Exercise objective:
Working from the top of the listing below, retype each line through the line containing "(c4) at (1002,183)", both included, with no pictures.

Part of a data file
####################

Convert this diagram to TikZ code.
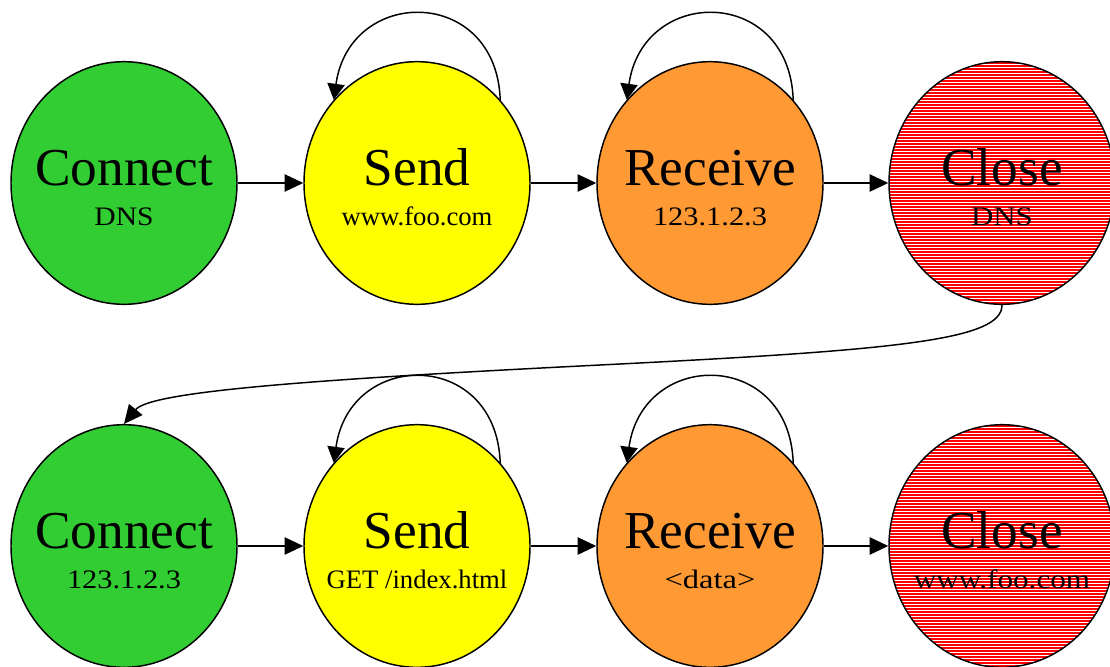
\documentclass[tikz,border=0pt]{standalone}
\usepackage{fontspec}
\usepackage{graphicx}
\setmainfont{Liberation Serif}
\usetikzlibrary{shapes.geometric,arrows.meta,calc}
\definecolor{cgreen}{RGB}{50,205,50}
\definecolor{cyellow}{RGB}{255,255,0}
\definecolor{corange}{RGB}{255,153,51}
% detail text, widened horizontally by the given factor
\newcommand{\wide}[2]{\scalebox{#1}[1]{#2}}
\tikzset{
  state/.style={ellipse, draw=black, line width=1.1pt, inner sep=0pt,
    minimum width=169.5pt, minimum height=182pt},
  connectst/.style={state, fill=cgreen},
  sendst/.style={state, fill=cyellow},
  recvst/.style={state, fill=corange},
  closest/.style={state, fill=white,
    path picture={
      \foreach \k in {-42,...,42}
        \draw[red, line width=0.8pt]
          ([yshift=\k*2.25pt]path picture bounding box.west) --
          ([yshift=\k*2.25pt]path picture bounding box.east);
    }},
  title/.style={anchor=base, font=\fontsize{40pt}{44pt}\selectfont, inner sep=0pt},
  detail/.style={anchor=base, font=\fontsize{20pt}{22pt}\selectfont, inner sep=0pt},
  edge/.style={line width=1.1pt, -{Triangle[length=14pt,width=13pt]}},
  loopedge/.style={line width=1.1pt, -{Triangle[length=12pt,width=13pt]}},
}
\begin{document}
\begin{tikzpicture}[x=0.75pt, y=-0.75pt]
\useasboundingbox (0,0) rectangle (1110,667);

% first connection: name lookup
\node[connectst] (c1) at (124,183) {};
\node[sendst]    (c2) at (417,183) {};
\node[recvst]    (c3) at (710,183) {};
\node[closest]   (c4) at (1002,183) {};

% second connection: page request
\node[connectst] (c5) at (124,546) {};
\node[sendst]    (c6) at (417,546) {};
\node[recvst]    (c7) at (710,546) {};
\node[closest]   (c8) at (1002,546) {};

% labels
\node[title]  (t1) at ($(c1)+(0,2)$)  {Connect};
\node[detail] (d1) at ($(c1)+(0,42)$) {\wide{1.11}{DNS}};
\node[title]  (t2) at ($(c2)+(0,2)$)  {Send};
\node[detail] (d2) at ($(c2)+(0,42)$) {www.foo.com};
\node[title]  (t3) at ($(c3)+(0,2)$)  {Receive};
\node[detail] (d3) at ($(c3)+(0,42)$) {\wide{1.14}{123.1.2.3}};
\node[title]  (t4) at ($(c4)+(0,2)$)  {Close};
\node[detail] (d4) at ($(c4)+(0,42)$) {\wide{1.16}{DNS}};

\node[title]  (t5) at ($(c5)+(0,2)$)  {Connect};
\node[detail] (d5) at ($(c5)+(0,42)$) {\wide{1.14}{123.1.2.3}};
\node[title]  (t6) at ($(c6)+(0,2)$)  {Send};
\node[detail] (d6) at ($(c6)+(0,42)$) {GET /index.html};
\node[title]  (t7) at ($(c7)+(0,2)$)  {Receive};
\node[detail] (d7) at ($(c7)+(0,42)$) {\wide{1.22}{<data>}};
\node[title]  (t8) at ($(c8)+(0,2)$)  {Close};
\node[detail] (d8) at ($(c8)+(0,42)$) {\wide{1.17}{www.foo.com}};

% transitions along each row
\draw[edge] (c1.east) -- (c2.west);
\draw[edge] (c2.east) -- (c3.west);
\draw[edge] (c3.east) -- (c4.west);
\draw[edge] (c5.east) -- (c6.west);
\draw[edge] (c6.east) -- (c7.west);
\draw[edge] (c7.east) -- (c8.west);

% self loops on send and receive
\foreach \n in {c2,c3,c6,c7}
  \draw[loopedge] (\n.45) .. controls +(-4,-114) and +(16,-114) .. (\n.135);

% from the first close to the second connect
\coordinate (mid) at (600,365);
\draw[line width=1.1pt] (c4.south) .. controls (1002,340) and (900,350) .. (mid);
\draw[edge] (mid) .. controls (300,380) and (150,392) .. (c5.north);
\end{tikzpicture}
\end{document}
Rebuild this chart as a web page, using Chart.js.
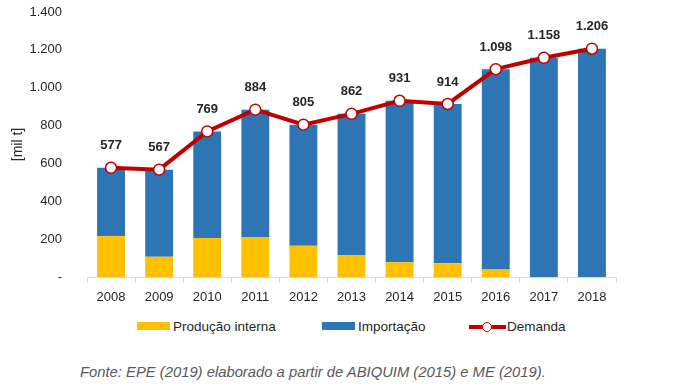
<!DOCTYPE html>
<html lang="pt">
<head>
  <meta charset="UTF-8" />
  <title>Demanda — produção e importação</title>
  <script src="https://cdnjs.cloudflare.com/ajax/libs/Chart.js/4.4.1/chart.umd.js"></script>
  <style>
    body {
      margin: 0;
      background: #fff;
      font-family: 'Liberation Sans', sans-serif;
    }
    #wrap {
      position: relative;
      width: 684px;
      height: 384px;
    }
    #chart {
      position: absolute;
      left: 0;
      top: 0;
    }
    .sw, .txt, .dot {
      position: absolute;
    }
    .txt {
      top: 318px;
      font-size: 13.5px;
      line-height: 17px;
      color: #262626;
      white-space: nowrap;
    }
    .sw {
      top: 322px;
      width: 33px;
      height: 8px;
    }
    .dot {
      top: 321.5px;
      width: 10px;
      height: 10px;
      border-radius: 50%;
      background: #fff;
      border: 1.5px solid #C00000;
      box-sizing: border-box;
    }
    .note {
      position: absolute;
      left: 80px;
      top: 363px;
      font-size: 14.8px;
      line-height: 18px;
      font-style: italic;
      color: #595959;
      white-space: nowrap;
    }
  </style>
</head>
<body>
  <div id="wrap">
    <canvas id="chart" width="684" height="310"></canvas>

    <span class="sw" style="left:137px;background:#FFC000"></span>
    <span class="txt" style="left:173px">Produção interna</span>
    <span class="sw" style="left:322px;background:#2E75B6"></span>
    <span class="txt" style="left:358px">Importação</span>
    <span class="sw" style="left:469px;width:37px;top:324.5px;height:4px;background:#C00000"></span>
    <span class="dot" style="left:482px"></span>
    <span class="txt" style="left:507px">Demanda</span>

    <div class="note">Fonte: EPE (2019) elaborado a partir de ABIQUIM (2015) e ME (2019).</div>
  </div>

  <script>
    const years = ['2008', '2009', '2010', '2011', '2012', '2013', '2014', '2015', '2016', '2017', '2018'];
    const demanda = [577, 567, 769, 884, 805, 862, 931, 914, 1098, 1158, 1206];
    const producao = [215, 107, 206, 211, 165, 116, 78, 72, 39, 0, 0];
    const importacao = [362, 460, 563, 673, 640, 746, 853, 842, 1059, 1158, 1206];
    const yTicks = [0, 200, 400, 600, 800, 1000, 1200, 1400];

    const fmt = v => v === 0 ? '-' : String(v).replace(/\B(?=(\d{3})+(?!\d))/g, '.');

    // rótulos de valor acima dos pontos da demanda
    const demandLabels = {
      id: 'demandLabels',
      afterDatasetsDraw(chart) {
        const meta = chart.getDatasetMeta(2);
        const ctx = chart.ctx;
        ctx.save();
        ctx.font = 'bold 13px "Liberation Sans", sans-serif';
        ctx.fillStyle = '#262626';
        ctx.textAlign = 'center';
        ctx.textBaseline = 'middle';
        meta.data.forEach((pt, i) => {
          ctx.fillText(fmt(demanda[i]), pt.x, pt.y - 22);
        });
        ctx.restore();
      }
    };

    const tickFont = { family: '"Liberation Sans", sans-serif', size: 13 };

    new Chart(document.getElementById('chart'), {
      data: {
        labels: years,
        datasets: [
          {
            type: 'bar',
            label: 'Produção interna',
            data: producao,
            backgroundColor: '#FFC000',
            stack: 'oferta',
            order: 2,
            barPercentage: 0.58,
            categoryPercentage: 1,
          },
          {
            type: 'bar',
            label: 'Importação',
            data: importacao,
            backgroundColor: '#2E75B6',
            stack: 'oferta',
            order: 2,
            barPercentage: 0.58,
            categoryPercentage: 1,
          },
          {
            type: 'line',
            label: 'Demanda',
            data: demanda,
            stack: 'demanda',
            order: 0,
            borderColor: '#C00000',
            borderWidth: 4,
            pointRadius: 5.5,
            pointBackgroundColor: '#fff',
            pointBorderColor: '#C00000',
            pointBorderWidth: 1.5,
            tension: 0,
          }
        ]
      },
      options: {
        responsive: false,
        animation: false,
        layout: { padding: { top: 12, right: 68, bottom: 0, left: 0 } },
        plugins: {
          legend: { display: false },
          tooltip: { enabled: false }
        },
        scales: {
          x: {
            stacked: true,
            afterFit: s => { s.height = 33; },
            grid: {
              offset: true,
              drawOnChartArea: false,
              drawTicks: true,
              tickLength: 6,
              color: '#D9D9D9',
            },
            border: { color: '#D9D9D9' },
            ticks: {
              padding: 7,
              color: '#262626',
              font: tickFont,
            },
          },
          y: {
            stacked: true,
            min: 0,
            max: 1400,
            afterFit: s => { s.width = 87; s.paddingTop = 0; s.paddingBottom = 0; },
            afterBuildTicks: s => { s.ticks = yTicks.map(v => ({ value: v })); },
            grid: { display: false },
            border: { display: false },
            ticks: {
              padding: 17,
              color: '#262626',
              font: tickFont,
              callback: v => fmt(v),
            },
            title: {
              display: true,
              text: '[mil t]',
              color: '#262626',
              font: { family: '"Liberation Sans", sans-serif', size: 14 },
              padding: { top: 10, bottom: 0 },
            },
          }
        }
      },
      plugins: [demandLabels]
    });
  </script>
</body>
</html>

####################

Solution for this exercise:
Convert this diagram to TikZ code.
\documentclass[tikz,border=0pt]{standalone}
\usepackage{fontspec}
\usepackage{graphicx}
\setmainfont{Liberation Serif}
\usetikzlibrary{shapes.geometric,arrows.meta,calc}
\definecolor{cgreen}{RGB}{50,205,50}
\definecolor{cyellow}{RGB}{255,255,0}
\definecolor{corange}{RGB}{255,153,51}
% detail text, widened horizontally by the given factor
\newcommand{\wide}[2]{\scalebox{#1}[1]{#2}}
\tikzset{
  state/.style={ellipse, draw=black, line width=1.1pt, inner sep=0pt,
    minimum width=169.5pt, minimum height=182pt},
  connectst/.style={state, fill=cgreen},
  sendst/.style={state, fill=cyellow},
  recvst/.style={state, fill=corange},
  closest/.style={state, fill=white,
    path picture={
      \foreach \k in {-42,...,42}
        \draw[red, line width=0.8pt]
          ([yshift=\k*2.25pt]path picture bounding box.west) --
          ([yshift=\k*2.25pt]path picture bounding box.east);
    }},
  title/.style={anchor=base, font=\fontsize{40pt}{44pt}\selectfont, inner sep=0pt},
  detail/.style={anchor=base, font=\fontsize{20pt}{22pt}\selectfont, inner sep=0pt},
  edge/.style={line width=1.1pt, -{Triangle[length=14pt,width=13pt]}},
  loopedge/.style={line width=1.1pt, -{Triangle[length=12pt,width=13pt]}},
}
\begin{document}
\begin{tikzpicture}[x=0.75pt, y=-0.75pt]
\useasboundingbox (0,0) rectangle (1110,667);

% first connection: name lookup
\node[connectst] (c1) at (124,183) {};
\node[sendst]    (c2) at (417,183) {};
\node[recvst]    (c3) at (710,183) {};
\node[closest]   (c4) at (1002,183) {};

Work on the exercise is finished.